→ **Exercise goal**: Retype the data that follows line by line, exactly, and leave its pictures out.

→ **Material provided**:

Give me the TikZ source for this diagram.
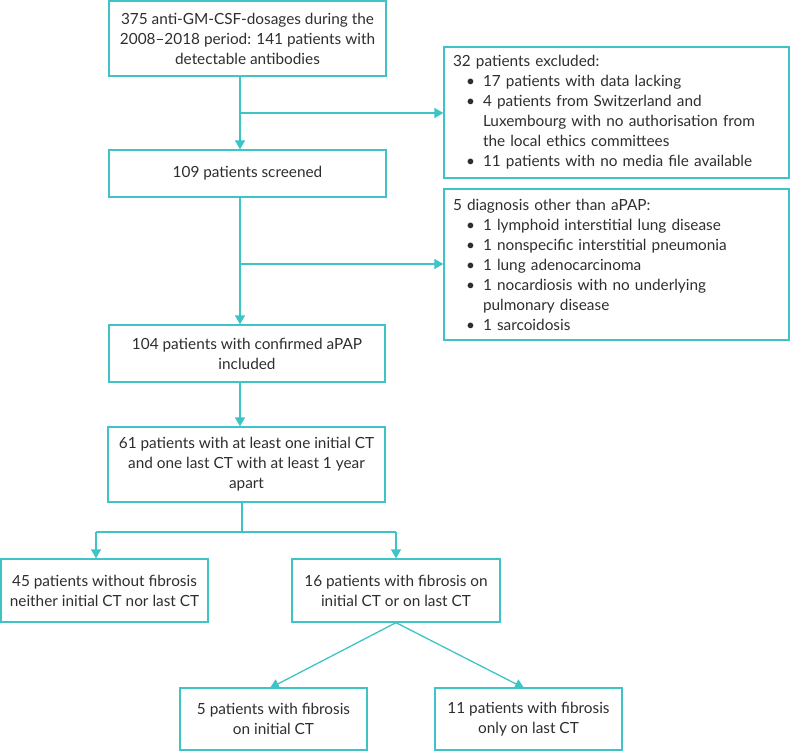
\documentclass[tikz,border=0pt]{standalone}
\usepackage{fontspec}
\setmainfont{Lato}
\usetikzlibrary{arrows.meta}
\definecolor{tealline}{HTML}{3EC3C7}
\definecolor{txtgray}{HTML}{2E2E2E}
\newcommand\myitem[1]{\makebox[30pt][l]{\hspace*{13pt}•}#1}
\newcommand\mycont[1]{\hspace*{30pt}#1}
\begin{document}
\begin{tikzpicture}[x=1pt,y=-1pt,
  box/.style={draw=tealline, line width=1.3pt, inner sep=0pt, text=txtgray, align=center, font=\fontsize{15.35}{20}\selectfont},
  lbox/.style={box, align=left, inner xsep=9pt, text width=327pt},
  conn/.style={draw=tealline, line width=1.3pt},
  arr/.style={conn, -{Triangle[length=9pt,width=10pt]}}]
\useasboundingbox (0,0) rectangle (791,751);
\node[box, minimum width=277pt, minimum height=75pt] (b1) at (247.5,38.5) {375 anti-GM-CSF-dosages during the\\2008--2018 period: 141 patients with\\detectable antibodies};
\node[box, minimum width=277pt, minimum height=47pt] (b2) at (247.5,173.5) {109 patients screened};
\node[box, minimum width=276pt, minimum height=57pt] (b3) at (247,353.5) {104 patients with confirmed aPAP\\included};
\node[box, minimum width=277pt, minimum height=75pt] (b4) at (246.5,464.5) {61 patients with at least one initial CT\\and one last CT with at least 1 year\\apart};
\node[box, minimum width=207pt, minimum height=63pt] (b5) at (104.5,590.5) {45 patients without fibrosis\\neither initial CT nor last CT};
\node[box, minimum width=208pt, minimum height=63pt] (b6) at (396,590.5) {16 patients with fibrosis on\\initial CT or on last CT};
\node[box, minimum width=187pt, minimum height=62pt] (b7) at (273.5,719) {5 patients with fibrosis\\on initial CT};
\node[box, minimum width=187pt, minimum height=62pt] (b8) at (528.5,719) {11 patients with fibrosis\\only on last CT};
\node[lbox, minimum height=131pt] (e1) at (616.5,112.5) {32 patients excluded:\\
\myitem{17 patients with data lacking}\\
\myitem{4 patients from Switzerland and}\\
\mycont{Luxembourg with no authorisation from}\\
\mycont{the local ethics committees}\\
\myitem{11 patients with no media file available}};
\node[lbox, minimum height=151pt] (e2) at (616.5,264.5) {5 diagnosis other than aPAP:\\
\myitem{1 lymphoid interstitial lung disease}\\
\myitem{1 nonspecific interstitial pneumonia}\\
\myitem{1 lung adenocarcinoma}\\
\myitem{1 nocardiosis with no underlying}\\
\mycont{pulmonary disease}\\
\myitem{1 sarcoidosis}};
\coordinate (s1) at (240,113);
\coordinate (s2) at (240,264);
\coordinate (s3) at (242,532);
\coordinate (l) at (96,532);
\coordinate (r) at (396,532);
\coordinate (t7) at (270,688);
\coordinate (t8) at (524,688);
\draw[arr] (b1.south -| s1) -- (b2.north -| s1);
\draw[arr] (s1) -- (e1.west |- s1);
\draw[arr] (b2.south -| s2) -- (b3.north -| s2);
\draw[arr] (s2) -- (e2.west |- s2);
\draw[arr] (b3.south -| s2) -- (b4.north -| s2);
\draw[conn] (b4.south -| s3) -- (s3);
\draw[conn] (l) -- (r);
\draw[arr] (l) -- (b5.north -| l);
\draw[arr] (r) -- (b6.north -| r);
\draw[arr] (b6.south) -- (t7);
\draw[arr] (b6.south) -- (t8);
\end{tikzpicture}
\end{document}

→ **Result for this task**:
Give me the TikZ source for this diagram.
\documentclass[tikz,border=0pt]{standalone}
\usepackage{fontspec}
\setmainfont{Lato}
\usetikzlibrary{arrows.meta}
\definecolor{tealline}{HTML}{3EC3C7}
\definecolor{txtgray}{HTML}{2E2E2E}
\newcommand\myitem[1]{\makebox[30pt][l]{\hspace*{13pt}•}#1}
\newcommand\mycont[1]{\hspace*{30pt}#1}
\begin{document}
\begin{tikzpicture}[x=1pt,y=-1pt,
  box/.style={draw=tealline, line width=1.3pt, inner sep=0pt, text=txtgray, align=center, font=\fontsize{15.35}{20}\selectfont},
  lbox/.style={box, align=left, inner xsep=9pt, text width=327pt},
  conn/.style={draw=tealline, line width=1.3pt},
  arr/.style={conn, -{Triangle[length=9pt,width=10pt]}}]
\useasboundingbox (0,0) rectangle (791,751);
\node[box, minimum width=277pt, minimum height=75pt] (b1) at (247.5,38.5) {375 anti-GM-CSF-dosages during the\\2008--2018 period: 141 patients with\\detectable antibodies};
\node[box, minimum width=277pt, minimum height=47pt] (b2) at (247.5,173.5) {109 patients screened};
\node[box, minimum width=276pt, minimum height=57pt] (b3) at (247,353.5) {104 patients with confirmed aPAP\\included};
\node[box, minimum width=277pt, minimum height=75pt] (b4) at (246.5,464.5) {61 patients with at least one initial CT\\and one last CT with at least 1 year\\apart};
\node[box, minimum width=207pt, minimum height=63pt] (b5) at (104.5,590.5) {45 patients without fibrosis\\neither initial CT nor last CT};
\node[box, minimum width=208pt, minimum height=63pt] (b6) at (396,590.5) {16 patients with fibrosis on\\initial CT or on last CT};
\node[box, minimum width=187pt, minimum height=62pt] (b7) at (273.5,719) {5 patients with fibrosis\\on initial CT};
\node[box, minimum width=187pt, minimum height=62pt] (b8) at (528.5,719) {11 patients with fibrosis\\only on last CT};
\node[lbox, minimum height=131pt] (e1) at (616.5,112.5) {32 patients excluded:\\
\myitem{17 patients with data lacking}\\
\myitem{4 patients from Switzerland and}\\
\mycont{Luxembourg with no authorisation from}\\
\mycont{the local ethics committees}\\
\myitem{11 patients with no media file available}};
\node[lbox, minimum height=151pt] (e2) at (616.5,264.5) {5 diagnosis other than aPAP:\\
\myitem{1 lymphoid interstitial lung disease}\\
\myitem{1 nonspecific interstitial pneumonia}\\
\myitem{1 lung adenocarcinoma}\\
\myitem{1 nocardiosis with no underlying}\\
\mycont{pulmonary disease}\\
\myitem{1 sarcoidosis}};
\coordinate (s1) at (240,113);
\coordinate (s2) at (240,264);
\coordinate (s3) at (242,532);
\coordinate (l) at (96,532);
\coordinate (r) at (396,532);
\coordinate (t7) at (270,688);
\coordinate (t8) at (524,688);
\draw[arr] (b1.south -| s1) -- (b2.north -| s1);
\draw[arr] (s1) -- (e1.west |- s1);
\draw[arr] (b2.south -| s2) -- (b3.north -| s2);
\draw[arr] (s2) -- (e2.west |- s2);
\draw[arr] (b3.south -| s2) -- (b4.north -| s2);
\draw[conn] (b4.south -| s3) -- (s3);
\draw[conn] (l) -- (r);
\draw[arr] (l) -- (b5.north -| l);
\draw[arr] (r) -- (b6.north -| r);
\draw[arr] (b6.south) -- (t7);
\draw[arr] (b6.south) -- (t8);
\end{tikzpicture}
\end{document}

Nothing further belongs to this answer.